A copy for the RFL’s pitch document to potential naming rights sponsors has fallen into my hands and it makes for intriguing reading. Here’s a few key points:

·        There is a three-year minimum on the title sponsorship;

·        The Sky TV deal is priced at Stg121 million. Total value to sponsors of 680 hours on TV plus print and radio exposure is estimated at Stg8,610,729 with 65 per cent more value when global reach is taken into account;

·        Total fan base is claimed at 6.9 million. The proportion of fans in the south of England is 34 per cent;

·        Fans are 68 per cent male and 32 per cent female and “early adopters of technology”;

·        A boast that live Super League games average 171,000 viewers on Sky weekly with the Autumn Internationals averaging 800,000 on BBC;

·        RFL websites had 2.1 million unique users over the last year and there are 500,000 social media interactions a day;

·        Thirty-four per cent of fans say they are more likely to buy a produce if the company sponsors rugby league;

·        Super League fans are more likely than the general populous to own enjoy luxury holidays, own a home, eat at a fancy restaurant, enjoy watching sports in the pub and attend a gym;

·        A new website – superleaguetv.co.uk – will be launched. There’s nothing there now.

Some of this stuff you might already know, some you might have had an inkling of and some of it will entirely surprise you. I hope you find it interesting how your tastes and habits are being used to attract sponsors. What do you think of it all? Comment below.

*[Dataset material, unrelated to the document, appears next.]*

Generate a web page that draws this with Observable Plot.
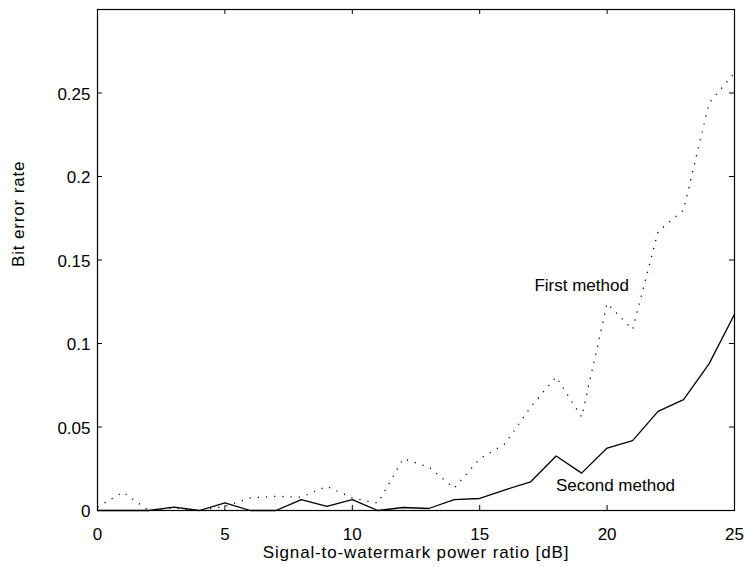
<!DOCTYPE html>
<html>
<head>
<meta charset="utf-8">
<script src="https://cdn.jsdelivr.net/npm/d3@7"></script>
<script src="https://cdn.jsdelivr.net/npm/@observablehq/plot@0.6"></script>
<style>
  html, body { margin: 0; padding: 0; background: #fff; }
  #chart svg { display: block; }
</style>
</head>
<body>
<div id="chart"></div>
<script>
// Data
const snr = [0,1,2,3,4,5,6,7,8,9,10,11,12,13,14,15,16,17,18,19,20,21,22,23,24,25];
const firstMethod = [0.002,0.011,0,0.0015,0,0.0025,0.0075,0.0085,0.008,0.0145,0.0075,0.0044,0.031,0.026,0.0134,0.031,0.040,0.062,0.080,0.056,0.124,0.1084,0.167,0.180,0.244,0.262];
const secondMethod = [0,0,0,0.002,0,0.0045,0,0,0.0065,0.0025,0.0065,0,0.0018,0.0012,0.0065,0.0072,0.0124,0.0172,0.0326,0.0224,0.0374,0.0418,0.0594,0.0664,0.0878,0.1175];
const xTicks = [0,5,10,15,20,25];
const yTicks = [0,0.05,0.1,0.15,0.2,0.25];
const seriesLabels = ["First method","Second method"];
const seriesLabelX = [19,20.33];
const seriesLabelY = [0.1345,0.0149];
const xTitle = "Signal-to-watermark power ratio [dB]";
const yTitle = "Bit error rate";

const first = snr.map((x,i) => ({x, y: firstMethod[i]}));
const second = snr.map((x,i) => ({x, y: secondMethod[i]}));
const annotations = seriesLabels.map((t,i) => ({t, x: seriesLabelX[i], y: seriesLabelY[i]}));

const W = 745, H = 567, ML = 97, MR = 11, MT = 9, MB = 57;
const innerW = W - ML - MR, innerH = H - MT - MB, tick = 5;

const chart = Plot.plot({
  width: W, height: H,
  marginLeft: ML, marginRight: MR, marginTop: MT, marginBottom: MB,
  style: {fontFamily: "'Liberation Sans', Arial, Helvetica, sans-serif", fontSize: "17px", color: "#000", background: "#fff"},
  x: {domain: [0,25], axis: null},
  y: {domain: [0,0.3], axis: null},
  marks: [
    Plot.line(first, {x: "x", y: "y", stroke: "#000", strokeWidth: 1.3, strokeLinecap: "butt", strokeDasharray: "1.2,7"}),
    Plot.line(second, {x: "x", y: "y", stroke: "#000", strokeWidth: 1.3}),
    Plot.frame({stroke: "#000", strokeWidth: 1.2}),
    // inward ticks on all four sides
    Plot.tickX(xTicks, {x: d => d, stroke: "#000", insetTop: innerH - tick}),
    Plot.tickX(xTicks, {x: d => d, stroke: "#000", insetBottom: innerH - tick}),
    Plot.tickY(yTicks, {y: d => d, stroke: "#000", insetRight: innerW - tick}),
    Plot.tickY(yTicks, {y: d => d, stroke: "#000", insetLeft: innerW - tick}),
    // tick labels
    Plot.text(xTicks, {x: d => d, text: d => String(d), frameAnchor: "bottom", lineAnchor: "top", dy: 17, fontSize: 17, fill: "#000"}),
    Plot.text(yTicks, {y: d => d, text: d => String(d), frameAnchor: "left", textAnchor: "end", dx: -7, dy: 1.5, fontSize: 17, fill: "#000"}),
    // axis titles
    Plot.text([xTitle], {text: d => d, frameAnchor: "bottom", dy: 47.5, fontSize: 17, fill: "#000"}),
    Plot.text([yTitle], {text: d => d, frameAnchor: "left", dx: -78.8, dy: 7, rotate: -90, fontSize: 17, fill: "#000"}),
    Plot.text(annotations, {x: "x", y: "y", text: "t", fontSize: 17, fill: "#000"})
  ]
});
document.getElementById("chart").appendChild(chart);
// letter-spacing on the two axis titles to match the reference's wider set
chart.querySelectorAll("text").forEach(t => {
  if (t.textContent === xTitle || t.textContent === yTitle) t.setAttribute("letter-spacing", "0.85");
});
</script>
</body>
</html>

IN the NRL, we’ve had some clubs over the years that have been regarded as half-way houses – joints that would take anyone, regardless of their disciplinary or behavioural record.

Kiwi Arana Taumata this week parted ways with his seventh club, a record that is unlikely to be equalled any time soon when you consider that five of them sacked him.

South Sydney come to mind as a place than had more than its fair share of “colourful rugby league identities” over the years, although those days are long gone.

On the first fortnight of the season, there were real concerns that Super League was becoming the halfway house of world rugby league. Some of the cheap shots and high tackles were terrible and the reactions of the disciplinary committee woefully and inappropriately lenient.

For mine, Julian Bousquet’s challenge on Theo Fages in round two was worthy of a 10 week ban, not four. I haven’t seen the point of contact of Rangi Chase on Zac Hardaker but if it was head high then how can two matches be a sufficient suspension?

My countryman Ben Cross badly mistimed a tackle and seems to have been a little fortunate in the length of his suspension as well.

Leon Pryce lashing out with his knee at Richie Myler last Friday made for terrible television and yet he escaped a ban, while Brent Webb and Ben Westwood were each outed for a week even though they were kept apart when they apparently wanted to brawl as they were sent to the sin bin.

And how Nick Scruton escaped even a penalty for his hit on Gareth O’Brien last Saturday has got me beat. It obviously has the disciplinary committee beat too because Scruton was charged.

In discussing the demise of the shoulder charge, Leeds coach Brian McDermott said he didn’t mind because the disciplinary committee was not up to policing the ones that went wrong and “could kill someone”.

But following this line of thinking, do we ban every offence that the judiciary under-punish? Charge-downs? Gone! Any forward motion involving the knee? Gone. Tackling! Gone!

It’s fine to have a system of early pleas and charge grading but in the end the penalties have to fit the offence. It’s something worth working on if we are serious about convincing parents to let their kids play our game.


COMMENTS now and Todd Slater said Brad Takarangi may be heading to England after Luke O’Donnell received a release from Hudderfield. I’m hearing Adam Cuthbertson’s name.